Ser
tabernero es una cuestión de actitud ante la vida. Y si no, que se lo digan a
Paco Abajo, uno de esos procuradores capitalinos con raza que han dado mucha
gloria a los tribunales, y gran complicidad a todos los profesionales de un
mundo tan vivo y complejo como la justicia. Después de muchas tareas y afanes,
ha desempolvado su vocación tabernaria que siempre le ha acompañado. Como las
casualidades no existen, ha abierto su coqueta
casa de comidas, con aire de barra y mesa eterna muy cerca de
Plaza de Castilla.
Fijo
se llama el rincón de felicidades claras que ha montado Paco en Madrid. La
fiesta gira en torno al concepto que denomina «platillos». Una sucesión de
bocados de varios pelajes que no pretenden desnudar las osadías colinarias,
pero sí incentivar que cada almuerzo o cena sea para repetir un día tras otro.
Esas
medias raciones enganchan perfectamente con la idea de que hoy el parroquiano
de los restaurantes y tabernas pretende comer rico, pero no de modo abundante.

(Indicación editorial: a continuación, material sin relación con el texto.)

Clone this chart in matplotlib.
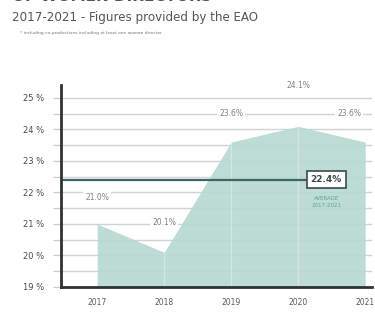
import matplotlib
matplotlib.use("Agg")
import matplotlib.pyplot as plt
import numpy as np

years = [2017, 2018, 2019, 2020, 2021]
share = [21.0, 20.1, 23.6, 24.1, 23.6]
average = 22.4
label_offsets = [0.85, 0.95, 0.9, 1.3, 0.9]

title_top = "OF WOMEN DIRECTORS"
title = "2017-2021 - Figures provided by the EAO"
note = "* including co-productions including at least one woman director"
avg_caption = "AVERAGE\n2017-2021"

fig = plt.figure(figsize=(3.75, 3.15), dpi=100)
fig.patch.set_facecolor("white")
ax = fig.add_axes([0.1627, 0.0889, 0.829, 0.641])

ax.set_xlim(2016.46, 2021.1)
ax.set_ylim(19, 25.41)

# grid lines every half percent
for g in np.arange(19.5, 25.01, 0.5):
    ax.axhline(g, color="#cfd3d3", lw=1.0, zorder=1)

ax.fill_between(years, 19, share, color="#b7d9d1", alpha=0.92, lw=0, zorder=2)
for i, x in enumerate(years[1:-1], start=1):
    ax.plot([x, x], [19, share[i]], color="white", lw=1.0, alpha=0.35, zorder=3)

for i, (x, v, off) in enumerate(zip(years, share, label_offsets)):
    last = i == len(years) - 1
    ax.annotate(f"{v:.1f}%", (x, v + off), xytext=(-3 if last else 0, 0),
                textcoords="offset points", ha="right" if last else "center",
                va="center", fontsize=5.5, color="#7d8383", zorder=6,
                annotation_clip=False,
                bbox=dict(boxstyle="square,pad=0.25", fc="white", ec="none")) if last else \
        ax.text(x, v + off, f"{v:.1f}%", ha="center", va="center", fontsize=5.5,
                color="#7d8383", zorder=6,
                bbox=dict(boxstyle="square,pad=0.25", fc="white", ec="none"))

# average line and box
box_x = 2020.42
ax.plot([ax.get_xlim()[0], box_x - 0.25], [average, average], color="#3f6660", lw=1.6, zorder=5)
ax.text(box_x, average, f"{average:.1f}%", ha="center", va="center", fontsize=6.5,
        fontweight="bold", color="#3a4a48", zorder=7,
        bbox=dict(boxstyle="square,pad=0.45", fc="white", ec="#3a4a48", lw=1.2))
ax.text(box_x, average - 0.7, avg_caption, ha="center", va="center", fontsize=4,
        color="#5aa594", linespacing=1.3, zorder=7)

for s in ["top", "right"]:
    ax.spines[s].set_visible(False)
for s in ["left", "bottom"]:
    ax.spines[s].set_color("#2f3333")
    ax.spines[s].set_linewidth(2.0)
    ax.spines[s].set_zorder(8)

yt = np.arange(19, 25.01, 0.5)
ax.set_yticks(yt)
ax.set_yticklabels([f"{int(t)} %" if float(t).is_integer() else "" for t in yt])
ax.tick_params(axis="y", length=6, width=0.9, color="#c8cccc", labelsize=6,
               labelcolor="#4a4a4a", pad=6)
ax.set_xticks(years)
ax.set_xticklabels([str(y) for y in years])
ax.tick_params(axis="x", length=0, labelsize=5.5, labelcolor="#5a5a5a", pad=8)

fig.text(0.032, 1.012, title_top, ha="left", va="center", fontsize=11,
         fontweight="bold", color="#555555")
fig.text(0.032, 0.943, title, ha="left", va="center", fontsize=8.6, color="#555555")
fig.text(0.053, 0.895, note, ha="left", va="center", fontsize=3.2, color="#777777")

fig.savefig("out.png", dpi=100, facecolor="white")
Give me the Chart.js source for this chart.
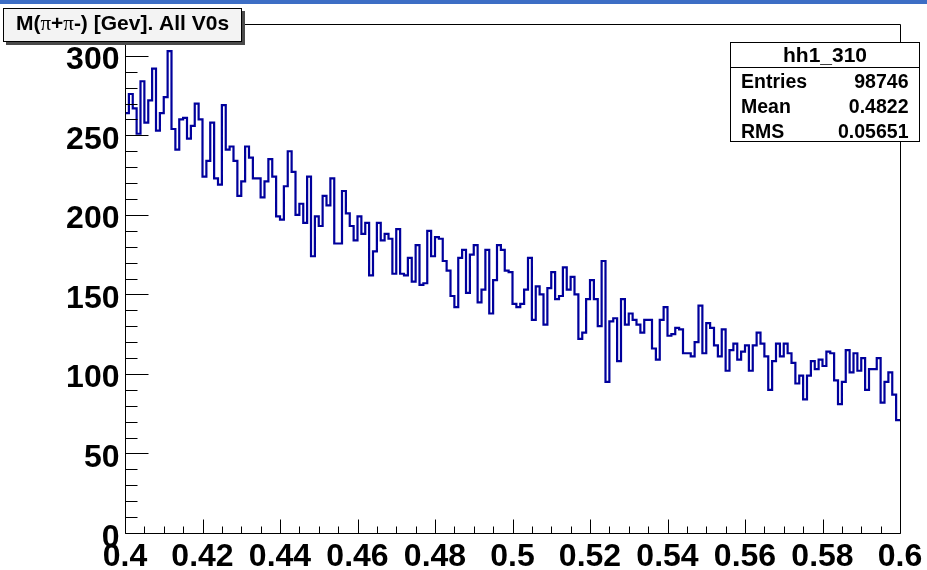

Ha llegado y se ha instalado definitivamente una noción saludable, también de
la sostenibilidad y la salud en cualquier figón madrileño. Ya no hay ningún cierre
que se levante para azotar los estómagos y ese pellizquito de alegría que nos
da ir a compartir mesa. El cocinero
peruano llamado Fidel Meza ejecuta con sobriedad y simpatía una carta tan
larga como los artículos de la Ley Concursal, con un precio que no necesita la
minuta de un abogado de campanillas para darse un homenaje.
Todo
empieza con una ensaladilla rusa con ventresca
de buena factura, pues ya es santo y seña de cualquier tabernáculo
de Madrid que la entrada tenga esa seña. Al igual que la croqueta trufada o de
jamón, que hacen un auténtico dúo dinámico para retratar un bar del foro. El
origen culinario
de Fidel se expresa en una causa alimeña muy personal
y en un suave ceviche que incluso merece mayor prestancia. A anotar, un alegre
guacamole, un risotto, o falso, pues es de sémola, setas shitaki y trufa. No se
puede perder el goloso el buen tratamiento de la yuca de esta casa, como la que
le da caché a un brioche de atún y foie. En solo tres meses de existencia, se
puede vagabundear por esa carta saltarina y chisposa que componen otros
platillos, caso del arroz con secreto ibérico o una muy socorrida hamburguesa
de ciervo, para todas las penalidades judiciales o de las parejas que se rompen
de manera sucesiva. En Fijo uno se cura del desamor e incluso de la ruina. Y en
su versión líquida hay más de 80 guiños de varias regiones donde, sin
estridencias ni esnobismos, poder darnos también un gusto. El mismo que la
variada paleta dulce que compone coulant de chocolate, el tiramisú, el castizo
helado de violeta o el pecaminoso tocinillo
de cielo. Seguramente en Fijo el comensal no va a
descubrir la pólvora coquinaria. Pero sus 30 cubiertos aproximados tienen ese
difícil equilibrio de un lugar de refugio.